What you should do
In the lines below, output everything from the first line through the line containing "label_r = 0.78 * R" exactly as it is. Pictures are not part of the output.

[Plotting code records]
☆ ☆ ☆ ☆ ☆ ☆ ☆

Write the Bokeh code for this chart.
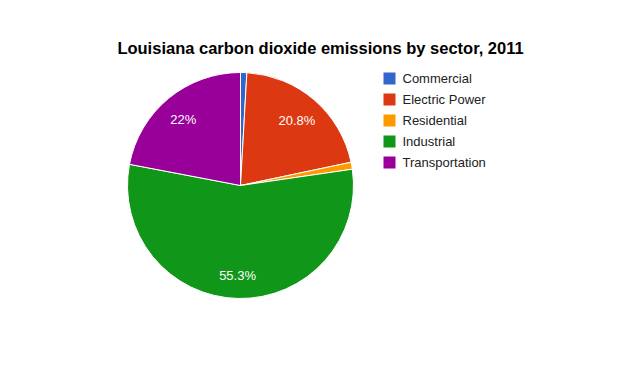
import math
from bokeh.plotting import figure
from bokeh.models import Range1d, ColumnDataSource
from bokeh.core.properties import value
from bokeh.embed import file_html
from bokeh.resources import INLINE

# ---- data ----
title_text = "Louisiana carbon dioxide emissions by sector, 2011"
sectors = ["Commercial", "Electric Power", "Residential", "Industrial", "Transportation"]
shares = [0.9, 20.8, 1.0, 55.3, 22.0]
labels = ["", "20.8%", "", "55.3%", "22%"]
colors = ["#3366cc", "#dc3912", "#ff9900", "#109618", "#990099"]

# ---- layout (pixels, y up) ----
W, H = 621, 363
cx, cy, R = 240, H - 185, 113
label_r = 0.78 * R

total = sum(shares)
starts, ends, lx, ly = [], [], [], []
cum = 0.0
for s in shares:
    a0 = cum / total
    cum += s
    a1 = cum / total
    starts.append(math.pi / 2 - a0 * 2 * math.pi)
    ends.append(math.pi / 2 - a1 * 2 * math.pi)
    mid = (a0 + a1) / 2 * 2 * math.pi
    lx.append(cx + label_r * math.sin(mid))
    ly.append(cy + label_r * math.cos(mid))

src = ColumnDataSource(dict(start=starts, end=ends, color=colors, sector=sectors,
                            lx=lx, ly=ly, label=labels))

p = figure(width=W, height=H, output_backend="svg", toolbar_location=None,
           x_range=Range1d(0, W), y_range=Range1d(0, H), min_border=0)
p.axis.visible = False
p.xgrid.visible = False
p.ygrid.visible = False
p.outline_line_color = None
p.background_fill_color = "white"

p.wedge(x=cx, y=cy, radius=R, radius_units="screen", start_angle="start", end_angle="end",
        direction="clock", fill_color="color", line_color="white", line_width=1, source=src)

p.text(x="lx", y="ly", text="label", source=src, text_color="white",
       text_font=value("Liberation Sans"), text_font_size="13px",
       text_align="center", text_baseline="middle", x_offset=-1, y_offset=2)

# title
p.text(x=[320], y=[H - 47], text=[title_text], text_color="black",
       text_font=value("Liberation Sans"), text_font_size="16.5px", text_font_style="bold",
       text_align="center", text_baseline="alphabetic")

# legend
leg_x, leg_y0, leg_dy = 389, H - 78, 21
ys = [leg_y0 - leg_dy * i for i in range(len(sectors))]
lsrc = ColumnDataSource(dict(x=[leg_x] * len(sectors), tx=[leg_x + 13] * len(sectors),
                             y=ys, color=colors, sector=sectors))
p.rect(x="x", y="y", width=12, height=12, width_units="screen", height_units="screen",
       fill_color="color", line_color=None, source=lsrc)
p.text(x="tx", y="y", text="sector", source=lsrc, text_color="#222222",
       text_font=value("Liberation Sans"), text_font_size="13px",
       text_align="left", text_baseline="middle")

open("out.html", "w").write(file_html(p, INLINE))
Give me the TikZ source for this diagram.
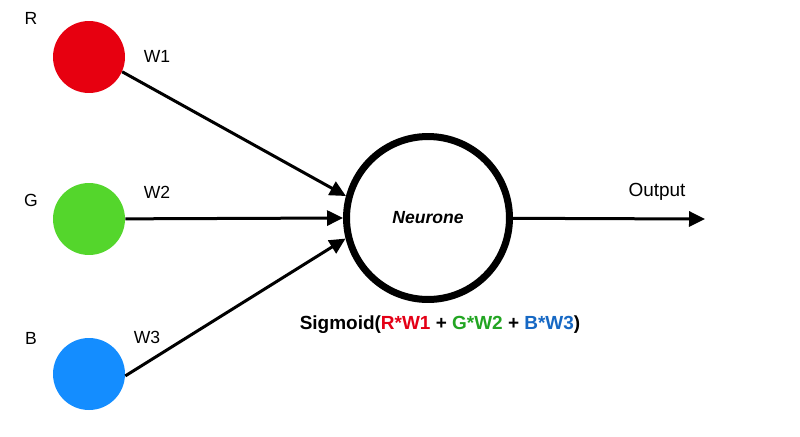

☆ ☆ ☆ ☆ ☆ ☆ ☆

The answer
Write the Bokeh code for this chart.
import math
from bokeh.plotting import figure
from bokeh.models import Range1d, ColumnDataSource
from bokeh.core.properties import value
from bokeh.embed import file_html
from bokeh.resources import INLINE

# ---- data ----
title_text = "Louisiana carbon dioxide emissions by sector, 2011"
sectors = ["Commercial", "Electric Power", "Residential", "Industrial", "Transportation"]
shares = [0.9, 20.8, 1.0, 55.3, 22.0]
labels = ["", "20.8%", "", "55.3%", "22%"]
colors = ["#3366cc", "#dc3912", "#ff9900", "#109618", "#990099"]

# ---- layout (pixels, y up) ----
W, H = 621, 363
cx, cy, R = 240, H - 185, 113
label_r = 0.78 * R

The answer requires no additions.